VATICAN CITY (AFP) - Police and scores of protesters clashed Saturday as Austria's controversial far-right leader Joerg Haider made a visit to the Vatican, where he officially presented Pope John Paul II with his home region's Christmas tree.

An Italian newspaper journalist, a policeman and two youths were slightly injured in scuffles, as Italian police held two people, ANSA news agency reported.

Italian security forces used tear gas to stop demonstrators from breaking through a police cordon while other protesters tried to raise barricades.

Haider, who is governor of the Austrian state of Carinthia, left his hotel, a few hundred meters [yards] from the square, through a back door to attend the festivity and was met with shouts of "fascist" and "racist" when he arrived at the Vatican.
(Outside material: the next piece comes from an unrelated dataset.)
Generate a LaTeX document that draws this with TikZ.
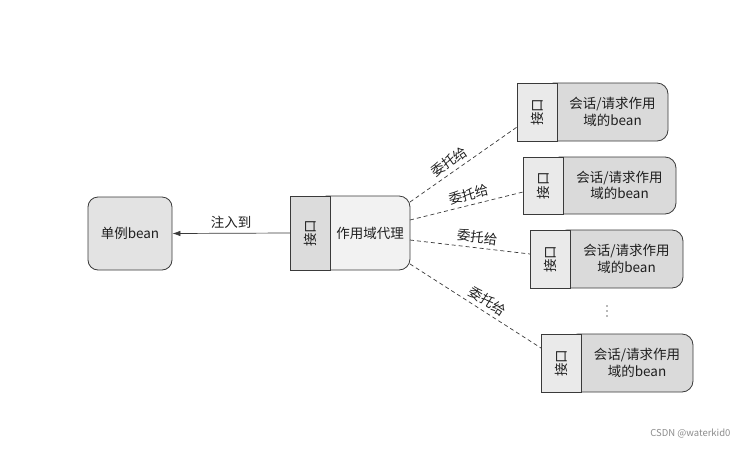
\documentclass[tikz,border=0pt]{standalone}
\usepackage{fontspec}
\usepackage{graphicx}
\newfontfamily\cjk{Noto Sans CJK SC}
\usetikzlibrary{arrows.meta,backgrounds}
\definecolor{edge}{HTML}{3A3A3A}
\definecolor{singfill}{HTML}{E3E3E3}
\definecolor{pxif}{HTML}{DCDCDC}
\definecolor{pxmain}{HTML}{F2F2F2}
\definecolor{rif}{HTML}{EAEAEA}
\definecolor{rmain}{HTML}{DADADA}
\begin{document}
\begin{tikzpicture}[x=1pt,y=-1pt,
  every node/.style={font=\cjk\fontsize{13.5}{16.5}\selectfont, text=black!88},
  holder/.style={inner sep=0pt, outer sep=0pt, align=center},
  ifbox/.style={draw=edge, line width=0.8pt, inner sep=0pt, outer sep=0pt, minimum width=40pt},
  bgshape/.style={draw=edge, line width=0.8pt, rounded corners=11pt},
  conn/.style={draw=edge, line width=0.7pt},
  deleg/.style={conn, dash pattern=on 4pt off 3pt},
  dlabel/.style={sloped, above, inner sep=1pt, yshift=3pt},
  dotmark/.style={fill=black!55, draw=none}]

\useasboundingbox (0,0) rectangle (745,448);

% singleton bean
\node[draw=edge, line width=0.8pt, fill=singfill, rounded corners=10pt,
      minimum width=84pt, minimum height=73pt, inner sep=0pt] (single) at (130,233.5) {单例bean};

% scoped proxy
\node[holder, minimum width=80pt, minimum height=74pt] (proxy) at (370,233) {作用域代理};
\node[ifbox, fill=pxif, minimum height=74pt, anchor=east] (proxyif) at (proxy.west) {\rotatebox{90}{接口}};

% session/request scoped beans
\node[holder, minimum width=111pt, minimum height=58pt] (m1) at (612.5,112) {会话/请求作用\\域的bean};
\node[ifbox, fill=rif, minimum height=58pt, anchor=east] (if1) at (m1.west) {\rotatebox{90}{接口}};
\node[holder, minimum width=113pt, minimum height=57pt] (m2) at (619.5,185.5) {会话/请求作用\\域的bean};
\node[ifbox, fill=rif, minimum height=57pt, anchor=east] (if2) at (m2.west) {\rotatebox{90}{接口}};
\node[holder, minimum width=113pt, minimum height=58pt] (m3) at (626.5,259) {会话/请求作用\\域的bean};
\node[ifbox, fill=rif, minimum height=58pt, anchor=east] (if3) at (m3.west) {\rotatebox{90}{接口}};
\node[holder, minimum width=112pt, minimum height=58pt] (m4) at (637,363) {会话/请求作用\\域的bean};
\node[ifbox, fill=rif, minimum height=58pt, anchor=east] (if4) at (m4.west) {\rotatebox{90}{接口}};

\begin{scope}[on background layer]
  \fill[white] (0,0) rectangle (745,448);
  \draw[bgshape, fill=pxmain] ([xshift=-14pt]proxy.north west) rectangle (proxy.south east);
  \draw[bgshape, fill=rmain] ([xshift=-14pt]m1.north west) rectangle (m1.south east);
  \draw[bgshape, fill=rmain] ([xshift=-14pt]m2.north west) rectangle (m2.south east);
  \draw[bgshape, fill=rmain] ([xshift=-14pt]m3.north west) rectangle (m3.south east);
  \draw[bgshape, fill=rmain] ([xshift=-14pt]m4.north west) rectangle (m4.south east);
\end{scope}

% injection arrow
\draw[conn, -{Latex[length=8pt,width=5.5pt]}] (proxyif.west) -- node[above, inner sep=4pt] (inj) {注入到} (single.east);

% delegation lines
\draw[deleg] ([yshift=31pt]proxy.east) -- node[dlabel, pos=0.42] (d1) {委托给} ([yshift=-15pt]if1.west);
\draw[deleg] ([yshift=13pt]proxy.east) -- node[dlabel, pos=0.54] (d2) {委托给} ([yshift=-6.5pt]if2.west);
\draw[deleg] ([yshift=-7pt]proxy.east) -- node[dlabel, pos=0.55] (d3) {委托给} ([yshift=5pt]if3.west);
\draw[deleg] ([yshift=-31pt]proxy.east) -- node[dlabel, pos=0.55] (d4) {委托给} ([yshift=15pt]if4.west);

% ellipsis
\fill[dotmark] (607,306) circle[radius=0.8];
\fill[dotmark] (607,311) circle[radius=0.8];
\fill[dotmark] (607,316) circle[radius=0.8];

% watermark
\node[font=\cjk\fontsize{9.5}{11}\selectfont, text=black!45, anchor=east] (wm) at (734,434) {CSDN @waterkid0};
\end{tikzpicture}
\end{document}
Earlier in the day, Haider had a brief audience with Pope John Paul II, and received a stern papal reminder condemning racism and xenophobia.
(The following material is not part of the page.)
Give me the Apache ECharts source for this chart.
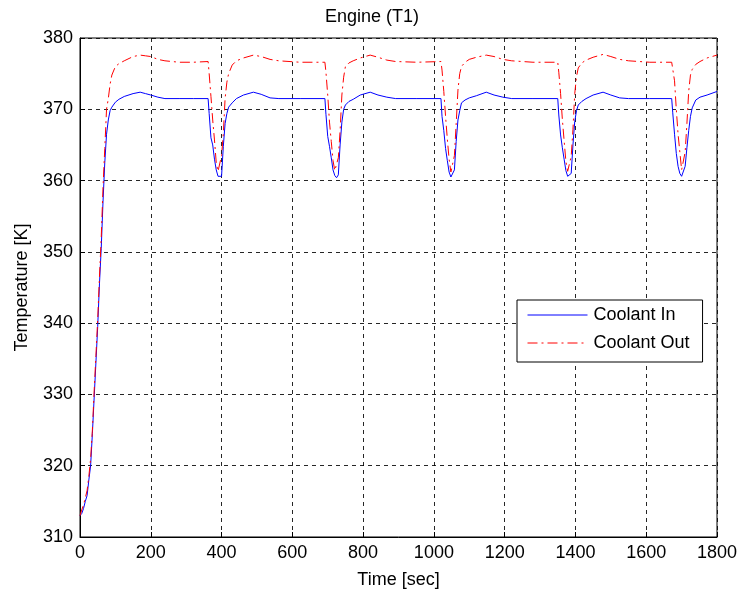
<!DOCTYPE html>
<html><head><meta charset="utf-8">
<script src="https://cdn.jsdelivr.net/npm/echarts@6/dist/echarts.min.js"></script>
<style>html,body{margin:0;padding:0;background:#fff}#c{width:744px;height:598px}</style>
</head><body><div id="c"></div>
<script>
const title = 'Engine (T1)';
const seriesNames = ['Coolant In', 'Coolant Out'];
const xTicks = [0, 200, 400, 600, 800, 1000, 1200, 1400, 1600, 1800];
const yTicks = [310, 320, 330, 340, 350, 360, 370, 380];

const time = [
  0,5,10,15,20,25,30,35,40,45,50,55,60,65,70,75,80,85,90,100,110,125,150,170,185,200,220,240,280,320,
  362,365,370,375,380,385,390,395,400,405,410,415,420,430,442,462,490,512,537,562,622,
  692,695,700,705,710,715,720,725,730,735,740,745,750,760,772,792,820,842,867,892,952,
  1020,1023,1028,1033,1038,1043,1048,1053,1058,1063,1068,1073,1078,1088,1100,1120,1148,1170,1195,1220,1280,
  1350,1353,1358,1363,1368,1373,1378,1383,1388,1393,1398,1403,1408,1418,1430,1450,1478,1500,1525,1550,1610,
  1672,1675,1680,1685,1690,1695,1700,1705,1710,1715,1720,1725,1730,1740,1752,1772,1800
];
const coolantIn = [
  313.0,313.3,314.0,315.0,315.8,318.0,320.0,324.5,329.5,334.5,339.5,345.5,350.5,357.0,362.5,366.5,368.5,369.8,370.3,371.0,371.4,371.8,372.2,372.4,372.2,372.0,371.7,371.5,371.5,371.5,
  371.5,369.4,366.0,365.0,363.0,361.5,360.6,360.4,360.6,364.8,368.0,369.4,370.3,370.9,371.5,372.0,372.4,372.1,371.6,371.5,371.5,
  371.5,369.3,366.2,364.8,363.2,361.5,360.7,360.4,360.8,365.0,368.2,370.0,370.6,371.1,371.4,372.0,372.4,372.0,371.7,371.5,371.5,
  371.5,369.0,367.0,364.5,362.8,361.2,360.5,360.4,361.5,365.5,368.5,369.8,370.9,371.3,371.6,371.9,372.4,372.0,371.7,371.5,371.5,
  371.5,369.2,366.4,364.6,363.0,361.4,360.6,360.4,361.0,365.0,368.3,369.8,370.6,371.1,371.5,372.0,372.4,372.0,371.6,371.5,371.5,
  371.5,369.5,366.5,363.8,362.0,361.0,360.6,360.4,362.0,364.6,367.0,369.0,370.2,371.3,371.7,372.0,372.5
];
const coolantOut = [
  313.0,313.8,314.5,315.5,316.5,318.5,321.0,325.0,330.5,335.5,340.5,346.5,352.0,359.0,364.5,370.0,371.5,373.5,374.8,376.0,376.4,376.8,377.4,377.6,377.5,377.4,377.0,376.8,376.6,376.6,
  376.7,375.0,371.8,368.5,365.7,362.5,361.3,361.2,363.5,366.6,371.5,373.8,375.0,376.2,376.8,377.2,377.6,377.4,377.0,376.8,376.6,
  376.6,375.2,372.0,368.2,365.5,362.8,361.4,361.2,363.2,367.0,372.0,374.5,376.0,376.5,376.8,377.2,377.6,377.3,376.9,376.7,376.6,
  376.7,375.5,372.5,369.0,365.8,363.0,361.2,361.0,363.5,368.0,372.7,375.0,376.0,376.6,377.0,377.3,377.6,377.4,377.0,376.8,376.6,
  376.6,375.2,372.2,368.6,365.6,362.7,361.3,361.1,363.4,367.2,372.2,374.6,375.8,376.5,376.9,377.3,377.7,377.4,377.0,376.8,376.6,
  376.6,376.4,374.0,370.0,366.5,364.0,361.5,361.6,364.0,368.0,372.5,374.8,375.6,376.3,376.7,377.2,377.6
];

const font = 'Liberation Sans, Arial, sans-serif';
const fs = 18;
const chart = echarts.init(document.getElementById('c'), null, {renderer: 'canvas'});
const gridLine = {show: true, lineStyle: {color: '#000', type: [4, 4], width: 1, opacity: 0.85}};
chart.setOption({
  animation: false,
  backgroundColor: '#fff',
  title: {text: title, left: 'center', top: 3, textStyle: {fontFamily: font, fontSize: fs, fontWeight: 'normal', color: '#000'}},
  grid: {left: 80, right: 27, top: 38, bottom: 61, show: true, borderColor: '#000', borderWidth: 1, backgroundColor: 'transparent'},
  legend: {
    orient: 'vertical', left: 517, top: 300, data: seriesNames,
    backgroundColor: '#fff', borderColor: '#000', borderWidth: 1,
    padding: [6, 13, 10, 10], itemGap: 10, itemWidth: 60, itemHeight: 18,
    itemStyle: {opacity: 0},
    lineStyle: {width: 1},
    textStyle: {fontFamily: font, fontSize: fs, color: '#000', padding: [0, 0, 0, 1]}
  },
  xAxis: {
    type: 'value', min: 0, max: 1800, interval: 200,
    name: 'Time [sec]', nameLocation: 'middle', nameGap: 34,
    nameTextStyle: {fontFamily: font, fontSize: fs, color: '#000'},
    axisLine: {show: true, lineStyle: {color: '#000'}},
    axisTick: {show: true, inside: true, length: 5, lineStyle: {color: '#000'}},
    axisLabel: {fontFamily: font, fontSize: fs, color: '#000', margin: 7, formatter: v => xTicks.includes(v) ? String(v) : ''},
    splitLine: gridLine
  },
  yAxis: {
    type: 'value', min: 310, max: 380, interval: 10,
    name: 'Temperature [K]', nameLocation: 'middle', nameGap: 49,
    nameTextStyle: {fontFamily: font, fontSize: fs, color: '#000'},
    axisLine: {show: true, lineStyle: {color: '#000'}},
    axisTick: {show: true, inside: true, length: 5, lineStyle: {color: '#000'}},
    axisLabel: {fontFamily: font, fontSize: fs, color: '#000', margin: 7, formatter: v => yTicks.includes(v) ? String(v) : ''},
    splitLine: gridLine
  },
  series: [
    {name: seriesNames[0], type: 'line', data: time.map((t, i) => [t, coolantIn[i]]), showSymbol: false, symbol: 'none',
     lineStyle: {color: '#0000ff', width: 1}, itemStyle: {color: '#0000ff'}, z: 3},
    {name: seriesNames[1], type: 'line', data: time.map((t, i) => [t, coolantOut[i]]), showSymbol: false, symbol: 'none',
     lineStyle: {color: '#ff0000', width: 1, type: [10, 4, 2, 4]}, itemStyle: {color: '#ff0000'}, z: 4}
  ]
});
</script></body></html>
The pontiff's statement was contained in a document that was also given to members of Haider's 250-strong delegation from Carinthia.

The document was issued to mark the Day of World Peace on January 1st, and calls on people to avoid "pathological manifestations," such as "forms of nationalism, racism and xenophobia."

"Immigrants must always be treated with the respect due to the dignity of every human person," the message said.

Vatican spokesman Joaquin Navarro-Valls said no pictures were taken during a brief one-on-one meeting between the pope and Haider, and no television cameras were allowed to film the encounter.

In a short speech before the delegation, the pope dwelled on the significance of the Christmas tree as a symbol of Christian spirituality.

He noted that the Vatican accepted the offer of a Christmas tree from Carinthia in 1997 - at a time when Haider was not governor there.

"With the Christmas tree, you have brought a very special gift for all of us from your home region to Rome," John Paul II said.

Different world regions traditionally provide trees put up in Saint Peter’s Square during the Christmas season.

Speaking in Italian during the afternoon ceremony in Saint Peter's Square, Haider said, "all people should find a dignified life in their homeland" in a world in which many leaders "often forget that so many stricken people suffer from hunger and misery."

The Carinthian tree was "a sign of peace, conciliation, solidarity and common Christian responsibility."

Haider has long been criticized for remarks sympathetic to Hitler's Waffen SS and his reference to Nazi concentration camps as "punishment camps".

His Freedom Party is the junior ally in a coalition government with the conservative People's Party of Austrian Chancellor Wolfgang Schuessel.

When told by journalists before the meeting with the pope that Jewish-owned businesses were planning to turn off the lights in their stores Saturday evening in protest at his visit, Haider said: "If they want to save electricity, it's their business."

Between 1,500 and 5,000 students and left-wing demonstrators marched through Rome early Saturday, calling the visit "a provocation and an offense to the city's history".

Protesters at Castel San Angelo near the Vatican later unfurled a large banner, hanging from red balloons, reading: "Haider, how does it feel to be rejected?"

Demonstrators said they would ask the pope to replace Haider's Carinthian conifer with an "anti-Fascist Christmas tree".